I've added a handful of outside RSS feeds and a local summary of them. 

Click on Site Features -> RSS Feeds

Or click here:

*Sevenstring.org RSS Feeds*

If you would like to see any additional feeds in here, post up a link to it and I'll add it. These update ever 60 minutes.

This is a work in progress. Right now if you select the Blabbermouth or Rolling Stone Music News RSS feed, you'll see "Talk About It!" buttons next to each story.

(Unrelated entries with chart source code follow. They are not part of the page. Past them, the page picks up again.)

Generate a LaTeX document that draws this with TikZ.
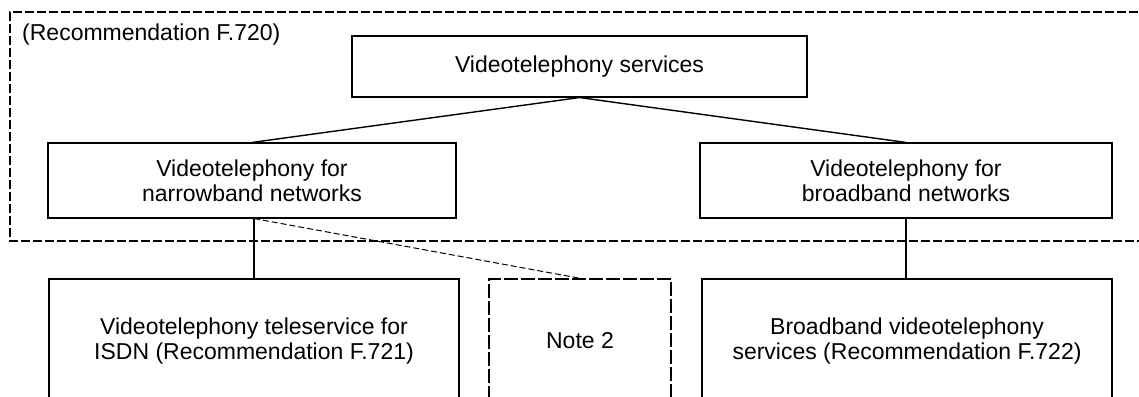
\documentclass[tikz,border=0pt]{standalone}
\usepackage{fontspec}
\setmainfont{Liberation Sans}
\begin{document}
\begin{tikzpicture}[x=1pt,y=-1pt]
        \tikzstyle{every node}+=[inner sep=0pt, align=center, font=\fontsize{23}{25}\selectfont]
        \tikzstyle{service}=[draw=black, line width=1.1pt, rectangle]
        \tikzstyle{link}=[black, line width=1.4pt]
        \useasboundingbox (0,0) rectangle (1139,396);
        \clip (0,0) rectangle (1139,396);
        % F.720 frame, open to the right
        \draw [black, line width=1.4pt, dash pattern=on 9pt off 3pt] (1150,12) -- (10,12) -- (10,241) -- (1150,241);
        \node [anchor=west] (recf720) at (22,35) {(Recommendation F.720)};
        \node [service, minimum width=455, minimum height=61] (vtserv) at (579.5,66.5) {Videotelephony services};
        \node [service, minimum width=408, minimum height=75] (vtnarrow) at (252,180.5) {Videotelephony for\\narrowband networks};
        \node [service, minimum width=412, minimum height=75] (vtbroad) at (906,180.5) {Videotelephony for\\broadband networks};
        % lower boxes run past the bottom edge
        \node [service, minimum width=410, minimum height=124] (vtisdn) at (254,341) {Videotelephony teleservice for\\ISDN (Recommendation F.721)};
        \node [service, line width=1.4pt, dash pattern=on 14pt off 3pt, minimum width=182, minimum height=124] (note2) at (580,341) {Note 2};
        \node [service, minimum width=410, minimum height=124] (bbvt) at (907,341) {Broadband videotelephony\\services (Recommendation F.722)};
        \coordinate (narrowfoot) at (vtisdn.north |- vtnarrow.south);
        \coordinate (broadfoot) at (vtbroad.south);
        \draw [link] (vtserv.south) -- (vtnarrow.north);
        \draw [link] (vtserv.south) -- (vtbroad.north);
        \draw [link] (narrowfoot) -- (vtisdn.north);
        \draw [black, line width=1pt, dash pattern=on 6pt off 3pt] (narrowfoot) -- (note2.north);
        \draw [link] (broadfoot) -- (broadfoot |- bbvt.north);
    \end{tikzpicture}
\end{document}
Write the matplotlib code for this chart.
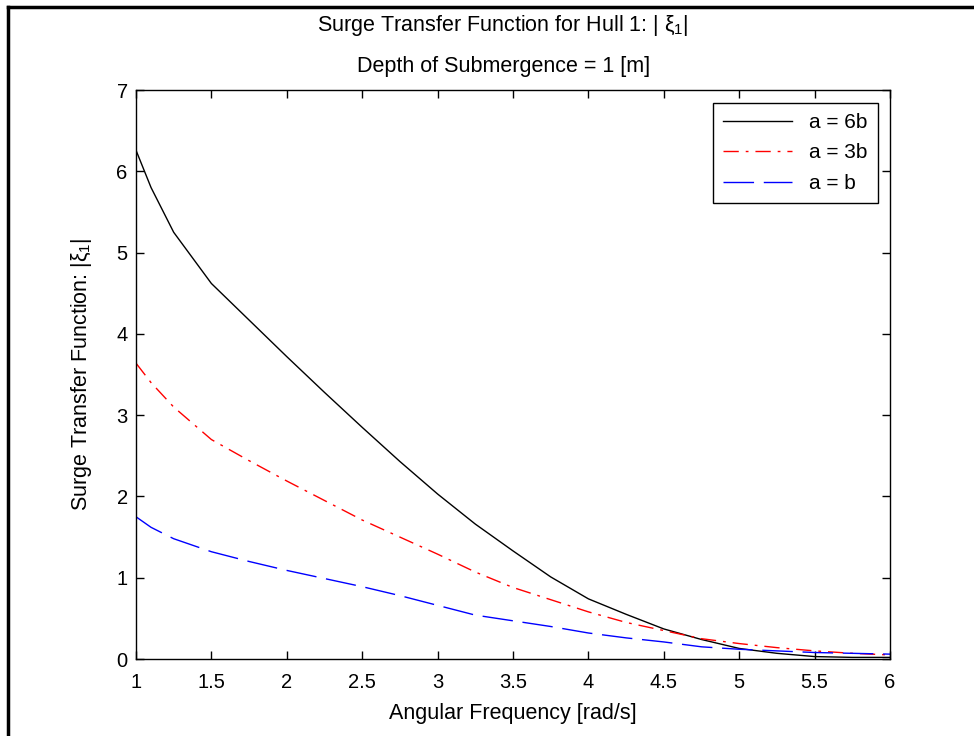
import numpy as np
import matplotlib
matplotlib.use("Agg")
import matplotlib.pyplot as plt
from matplotlib.lines import Line2D

plt.rcParams['font.family'] = ['Liberation Sans', 'DejaVu Sans']
plt.rcParams['mathtext.fontset'] = 'custom'
plt.rcParams['mathtext.rm'] = 'Liberation Sans'
plt.rcParams['mathtext.it'] = 'Liberation Sans'

# angular frequency [rad/s]
omega = [1.0, 1.1, 1.25, 1.5, 1.75, 2.0, 2.25, 2.5, 2.75, 3.0, 3.25, 3.5,
         3.75, 4.0, 4.25, 4.5, 4.75, 5.0, 5.25, 5.5, 5.75, 6.0]

# |xi_1| for each hull shape
xi_6b = [6.26, 5.80, 5.25, 4.62, 4.17, 3.72, 3.28, 2.85, 2.43, 2.03, 1.66, 1.33,
         1.01, 0.74, 0.55, 0.37, 0.24, 0.13, 0.07, 0.03, 0.02, 0.02]
xi_3b = [3.64, 3.40, 3.10, 2.70, 2.44, 2.19, 1.95, 1.71, 1.50, 1.29, 1.07, 0.88,
         0.73, 0.58, 0.45, 0.35, 0.25, 0.19, 0.14, 0.10, 0.07, 0.05]
xi_1b = [1.75, 1.62, 1.48, 1.32, 1.20, 1.09, 0.99, 0.89, 0.78, 0.66, 0.54, 0.47,
         0.40, 0.32, 0.26, 0.21, 0.15, 0.12, 0.10, 0.08, 0.07, 0.06]

labels = ['a = 6b', 'a = 3b', 'a = b']

fig = plt.figure(figsize=(9.74, 7.36), dpi=100)
ax = fig.add_axes([0.1396, 0.1046, 0.7742, 0.7731])

ax.plot(omega, xi_6b, color='k', lw=1.0, label=labels[0])
ax.plot(omega, xi_3b, color='r', lw=1.0, linestyle=(0, (11, 5, 2, 5)), label=labels[1])
ax.plot(omega, xi_1b, color='b', lw=1.0, linestyle=(0, (22, 7)), label=labels[2])

ax.set_xlim(1, 6)
ax.set_ylim(0, 7)
ax.set_xticks(np.arange(1, 6.01, 0.5))
ax.set_xticklabels(['1', '1.5', '2', '2.5', '3', '3.5', '4', '4.5', '5', '5.5', '6'])
ax.set_yticks(range(0, 8))
ax.tick_params(direction='in', top=True, right=True, length=6, width=1,
               labelsize=14.5)
ax.tick_params(axis='x', pad=10)
ax.tick_params(axis='y', pad=6)
for s in ax.spines.values():
    s.set_linewidth(1.0)

ax.set_xlabel('Angular Frequency [rad/s]', fontsize=15.5, labelpad=8)
ax.set_ylabel(r'Surge Transfer Function: |$\xi_1$|', fontsize=15.5, labelpad=16)

fig.text(0.5165, 0.966, r'Surge Transfer Function for Hull 1: | $\xi_1$|',
         ha='center', va='center', fontsize=15.5)
fig.text(0.5165, 0.91, 'Depth of Submergence = 1 [m]',
         ha='center', va='center', fontsize=15.5)

leg = ax.legend(loc='upper right', fontsize=15, fancybox=False, framealpha=1,
                edgecolor='k', handlelength=3.3, borderpad=0.5,
                labelspacing=0.55, borderaxespad=0.6)
leg.get_frame().set_linewidth(1.0)

# figure frame (left and top edges)
fig.add_artist(Line2D([0.008, 0.008], [0, 0.99], transform=fig.transFigure,
                      color='k', lw=2.5))
fig.add_artist(Line2D([0.008, 1.0], [0.99, 0.99], transform=fig.transFigure,
                      color='k', lw=2.5))

fig.savefig('out.png', dpi=100)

These will create a new thread (by you) in the corresponding forum, with a link to the original article for discussion.

Comments/questions/problems, let me know.


----------



## JPMDan (Jul 13, 2006)

This looks sweet as hell


----------



## darren (Jul 13, 2006)

One that i subscribe to is Harmony Central's guitar news feed:

http://www.harmony-central.com/RDF/rss-guitar.xml


----------



## Chris (Jul 14, 2006)

darren said:


> One that i subscribe to is Harmony Central's guitar news feed:
> 
> http://www.harmony-central.com/RDF/rss-guitar.xml



Added. Thanks.


----------



## Chris (Jul 14, 2006)

I just added a bunch more, including a word of the day, woot.com, slickdeals.net and some others. 

Any more suggestions, keep 'em coming.


----------



## Buzz762 (Jul 21, 2006)

http://www.fark.com/fark.rss


----------



## Chris (Jul 22, 2006)

Added.


----------